The BFIU asked banks and NBFIs to provide information, including details of current accounts, savings accounts, term-loan accounts, foreign currency accounts, credit cards, lockers, savings and investment schemes, beneficiary owners’ accounts, or any other account maintained by Chowdhury and his wife Suparna Sur Chowdhury, and Alam and his two wives Shaheen Akhter Shalley and Nasrin Begum, within seven working days.
The move comes following a confessional statement given by Rashedul Haque, former managing director of International Leasing and Financial Services (ILFSL), before a Dhaka court on February 3.
Md Shah Alam was the head of the Department of Financial Institutions and Markets (DFIM) -- the branch of the central bank responsible for keeping watch on the NBFIs.
But he had allegedly teamed up with Halder, a former managing director of NRB Global Bank and Reliance Finance, such that all the irregularities and corruption that the latter was indulging in flew under the radar of the regulator.
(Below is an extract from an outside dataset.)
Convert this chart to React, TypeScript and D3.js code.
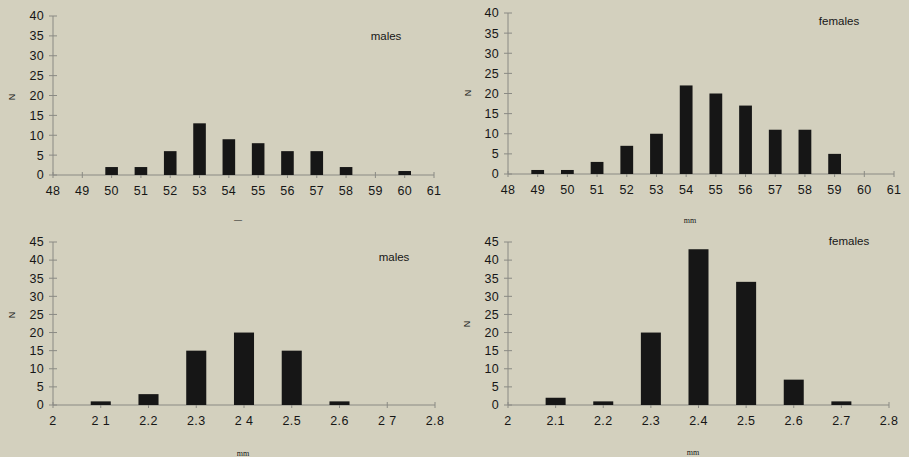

On January 24, the Anti-Corruption Commission (ACC) arrested Haque, an accused in five cases of fraud connected to ILFSL.
Both Alam and SK Sur Chowdhury were on the payroll of Halder and they helped to hide the irregularities and corruption at ILFSL, People’s Leasing and Financial Services, Reliance Finance, and FAS Finance and Investment, as per Haque’s confessional statement.
Last month, the High Court imposed a travel ban on Chowdhury, who has no connections with the BB after his tenure as an adviser had ended last year.
It was during Alam’s tenure as the chief of the DFIM since December 2017 that the health of about one-third of the 33 NBFIs had gone south.
The financial health of at least 10 NBFIs including ILFSL, Bangladesh Industrial Finance Company, Fareast Finance and Investment, Reliance Finance, Prime Finance and Investment, and FAS Finance and Investment is precarious, as per data by the Bangladesh Bank.
The default loans at the NBFIs soared 15 per cent to Tk 10,244.7 crore at the end of September last year.
Subsequently, earlier this month, the central bank removed Alam from the department, where he has been since October 2013, first as the general manager and then as its head.
BB Executive Director Mohd. Humayun Kabir has been appointed in his place.
Alam, who joined the central bank as an assistant director in 1988 after acquiring his Master’s degree in economics from Chittagong University, will be dispatched to a less consequential department.
Both Alam and Chowdhury declined to comment on the matter.